A Life in the Balance | |
Director: | Harry Horner Rafael Portillo |
Producer: | Leonard Goldstein |
Starring: | Ricardo Montalbán Anne Bancroft Lee Marvin |
Music: | Raúl Lavista |
Editing: | George Crone George A. Gittens |
Studio: | Tele-Voz S.A. Panoramic Productions |
Distributor: | Twentieth Century Fox |
Runtime: | 74 minutes |
Country: | Mexico, United States |
Language: | English |
A Life in the Balance is a 1955 American-Mexican thriller film directed by Harry Horner and Rafael Portillo and starring Ricardo Montalbán, Anne Bancroft and Lee Marvin.[1] It was shot in Mexico and distributed in the United States by Twentieth Century-Fox.
Antonio Gomez is a nearly destitute musician and widower with an 11-year-old boy named Paco in Mexico City. Trying to support Paco in the face of unemployment and neighbors who want custody of his son, Gomez argues with an ex-girlfriend over money that she owes him. His girlfriend is murdered by the religious fanatic serial killer terrorizing the city, who stabs his young female victims and leaves them with their arms folded. When neighbors report an argument that Gomez had with the murdered girl, the police presume that they are finally on the trail of the serial killer, and Gomez is their target.

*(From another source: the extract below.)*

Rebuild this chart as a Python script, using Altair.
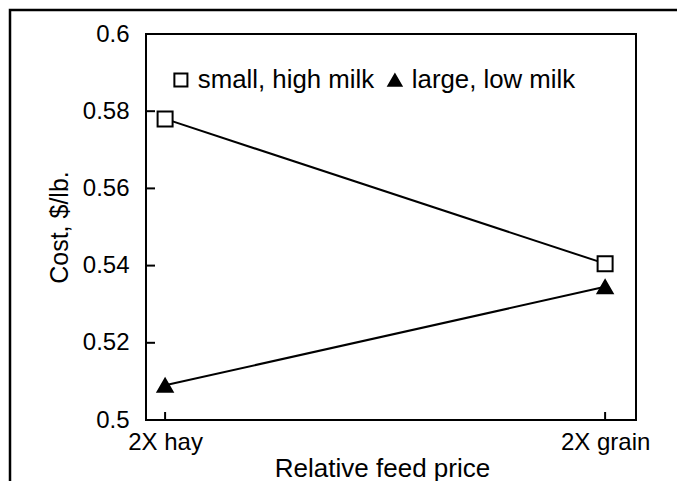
import altair as alt
import pandas as pd

feed = ["2X hay", "2X grain"]
feed_pos = [0, 1]
series_names = ["small, high milk", "large, low milk"]
small_high = [0.578, 0.5405]
large_low = [0.509, 0.5345]
y_values = [0.5, 0.52, 0.54, 0.56, 0.58, 0.6]
y_inner_ticks = [0.52, 0.54, 0.56, 0.58]

rows = []
for name, vals in zip(series_names, [small_high, large_low]):
    for f, p, v in zip(feed, feed_pos, vals):
        rows.append({"series": name, "feed": f, "pos": p, "cost": v})
df = pd.DataFrame(rows)

FONT = "Liberation Sans"
xscale = alt.Scale(domain=[-0.0434, 1.0702], nice=False, zero=False)
yscale = alt.Scale(domain=[0.5, 0.6], nice=False, zero=False)

label_expr = " : ".join(
    [f"datum.value == {p} ? '{f}'" for p, f in zip(feed_pos[:-1], feed[:-1])]
    + [f"'{feed[-1]}'"]
)

x_axis = alt.Axis(values=feed_pos, labelExpr=label_expr, ticks=False, domain=False, grid=False,
                  labelFontSize=24, labelFont=FONT, labelColor="black", labelPadding=10,
                  title="Relative feed price", titleFontSize=26, titleFont=FONT,
                  titleFontWeight="normal", titleColor="black",
                  titleX=236, titleY=56, titleBaseline="alphabetic", titleAlign="center")
y_axis = alt.Axis(values=y_values, format="~g", ticks=False, domain=False, grid=False,
                  labelFontSize=24, labelFont=FONT, labelColor="black", labelPadding=17,
                  title="Cost, $/lb.", titleFontSize=25, titleFont=FONT,
                  titleFontWeight="normal", titleColor="black", titlePadding=10)

base = alt.Chart(df)

lines = base.mark_line(color="black", strokeWidth=2).encode(
    x=alt.X("pos:Q", scale=xscale, axis=x_axis),
    y=alt.Y("cost:Q", scale=yscale, axis=y_axis),
    detail="series:N",
)

legend = alt.Legend(title=None, orient="none", legendX=22, legendY=33, direction="horizontal",
                    labelFontSize=25.8, labelFont=FONT, labelColor="black", labelLimit=400,
                    symbolSize=170, symbolStrokeColor="black", symbolStrokeWidth=2,
                    labelOffset=4, columnPadding=7)

points = base.mark_point(stroke="black", strokeWidth=2, size=225, opacity=1, fillOpacity=1).encode(
    x=alt.X("pos:Q", scale=xscale, axis=x_axis),
    y=alt.Y("cost:Q", scale=yscale, axis=y_axis),
    shape=alt.Shape("series:N", scale=alt.Scale(domain=series_names, range=["square", "triangle-up"]),
                    legend=legend),
    fill=alt.Fill("series:N", scale=alt.Scale(domain=series_names, range=["white", "black"]),
                  legend=legend),
    stroke=alt.Stroke("series:N", scale=alt.Scale(domain=series_names, range=["black", "black"]),
                      legend=legend),
)

yticks = alt.Chart(pd.DataFrame({"cost": y_inner_ticks})).mark_rule(color="black", strokeWidth=2).encode(
    y=alt.Y("cost:Q", scale=yscale, axis=y_axis),
    x=alt.value(0),
    x2=alt.value(9),
)

xticks = alt.Chart(pd.DataFrame({"pos": feed_pos})).mark_rule(color="black", strokeWidth=2).encode(
    x=alt.X("pos:Q", scale=xscale, axis=x_axis),
    y=alt.value(386),
    y2=alt.value(378),
)

frame = alt.Chart(pd.DataFrame({"a": [0]})).mark_rect(fill="transparent", stroke="black", strokeWidth=2.5).encode(
    x=alt.value(-136),
    x2=alt.value(600),
    y=alt.value(-24),
    y2=alt.value(500),
)

chart = alt.layer(lines, yticks, xticks, points, frame).properties(
    width=490, height=386,
    autosize=alt.AutoSizeParams(type="none"),
    padding={"left": 138, "top": 26, "right": 41, "bottom": 61},
).configure_view(stroke="black", strokeWidth=2)

chart.save("out.html", embed_options={"renderer": "svg", "actions": False})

At a pawn shop, Gomez meets Maria Ibinia, who accompanies him in the search for Paco. Gomez does not realize that a police dragnet is targeting him and that Paco witnessed this most recent murder and has been trailing the killer, but the killer spots Paco and kidnaps him. Paco is forced to accompany the killer over the course of a night while the killer asks God whom he should murder next.
Antonio and Maria learn what has happened to Paco, and, with the help of the police, attempt to locate Paco and his kidnapper before the killer commits another knife murder.
In his syndicated column, Jimmie Fidler wrote: "[I]ts suspense moments are among the most gripping I have seen in a long series of reviews. Death hovers near our principals as a vital part of the plot, not dragged in for thrills. ... I do not hesitate to say that both youngsters and adults will shudder along through this one."[2]
Critic Dorothy Masters of the New York Daily News wrote: "An extraordinarily suspenseful story by Georges Simenon loses some of its electric charge in the conductive apparatus set up in Mexico for bridging book and screen."[3]
Jean Yothers of the Orlando Sentinel called A Life in the Balance "a nail-biting, edge-of-the-seat type picture"[4] and Herb Rau of the The Miami News called the film "a real interest-building police yarn" with "one of the best chase scenes in months."[5]